Water-Trapping Single-Atom Co-N 4 /Graphene Triggering Direct 4e - LiOH Chemistry for Rechargeable Aprotic Li-O 2 Batteries.

Lithium-oxygen (Li-O 2 ) batteries have received extensive attention owing to ultrahigh theoretical energy density. Compared to typical discharge product Li 2 O 2 , LiOH has attracted much attention for its better chemical and electrochemical stability. Large-scale applications of Li-O 2 batteries with LiOH chemistry are hampered by the serious internal shuttling of the water additives with the desired 4e - electrochemical reactions. Here, a metal organic framework-derived "water-trapping" single-atom-Co-N 4 /graphene catalyst (Co-SA-rGO) is provided that successfully mitigates the water shuttling and enables the direct 4e - catalytic reaction of LiOH in the aprotic Li-O 2 battery.

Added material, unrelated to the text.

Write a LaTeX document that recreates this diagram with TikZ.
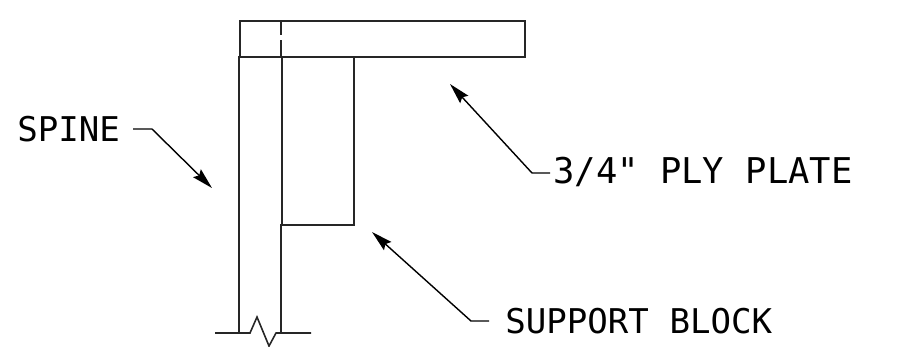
\documentclass[tikz,border=0pt]{standalone}
\usepackage{fontspec}
\setmonofont{DejaVu Sans Mono}
\usetikzlibrary{arrows.meta}

\tikzset{
	part/.style={draw=black!85, line width=0.9pt, inner sep=0pt, anchor=north west},
	edge/.style={draw=black!85, line width=0.9pt},
	leader/.style={draw=black, line width=0.8pt, -{Stealth[length=0.42cm, width=0.22cm, inset=0.06cm]}},
	callout/.style={anchor=west, inner sep=0pt, font=\ttfamily\fontsize{19.4}{22}\selectfont}
}

\begin{document}
\begin{tikzpicture}[x=0.02cm, y=-0.02cm]
	\useasboundingbox (0,0) rectangle (901,346);

	% plate and block
	\node[part, minimum width=5.71cm, minimum height=0.72cm] (plate) at (239,20) {};
	\node[part, minimum width=1.44cm, minimum height=3.36cm] (block) at (281,56) {};

	% spine
	\coordinate (spineleft) at (239,56);
	\coordinate (spineright) at (281,224);
	\coordinate (leftfoot) at (239,333);
	\coordinate (rightfoot) at (281,333);
	\draw[edge] (spineleft) -- (leftfoot);
	\draw[edge] (spineright) -- (rightfoot);

	% hidden part of the spine in the plate
	\coordinate (topa) at (281,20);
	\coordinate (topb) at (281,35);
	\coordinate (topc) at (281,40);
	\coordinate (topd) at (281,56);
	\draw[edge] (topa) -- (topb);
	\draw[edge] (topc) -- (topd);

	% break line
	\coordinate (breakstart) at (215,333);
	\coordinate (breakend) at (311,333);
	\draw[edge] (breakstart) -- (250,333) -- (257,317) -- (269,346) -- (276,333) -- (breakend);

	% labels
	\node[callout] (spinelabel) at (17,129) {SPINE};
	\node[callout, font=\ttfamily\fontsize{20.2}{22}\selectfont] (platelabel) at (553,172) {3/4" PLY PLATE};
	\node[callout] (blocklabel) at (505,321) {SUPPORT BLOCK};

	\coordinate (spinetail) at (133,129);
	\coordinate (spinetip) at (212,188);
	\coordinate (platetail) at (550,173);
	\coordinate (platetip) at (450,84);
	\coordinate (blocktail) at (489,321);
	\coordinate (blocktip) at (372,232);

	\draw[leader] (spinetail) -- (152,129) -- (spinetip);
	\draw[leader] (platetail) -- (532,173) -- (platetip);
	\draw[leader] (blocktail) -- (471,321) -- (blocktip);
\end{tikzpicture}
\end{document}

The Co-N 4 center is more active toward proton-coupled electron transfer, benefiting - direction 4e - formation of LiOH. 3D interlinked networks also provide large surface area and mesoporous structures to trap ≈12 wt% H 2 O molecules and offer rapid tunnels for O 2 diffusion and Li + transportation. With these unique features, the Co-SA-rGO based Li-O 2 battery delivers a high discharge platform of 2.83 V and a large discharge capacity of 12 760.8 mAh g -1 . Also, the battery can withstand corrosion in the air and maintain a stable discharge platform for 220 cycles. This work points out the direction of enhanced electron/proton transfer for the single-atom catalyst design in Li-O 2 batteries.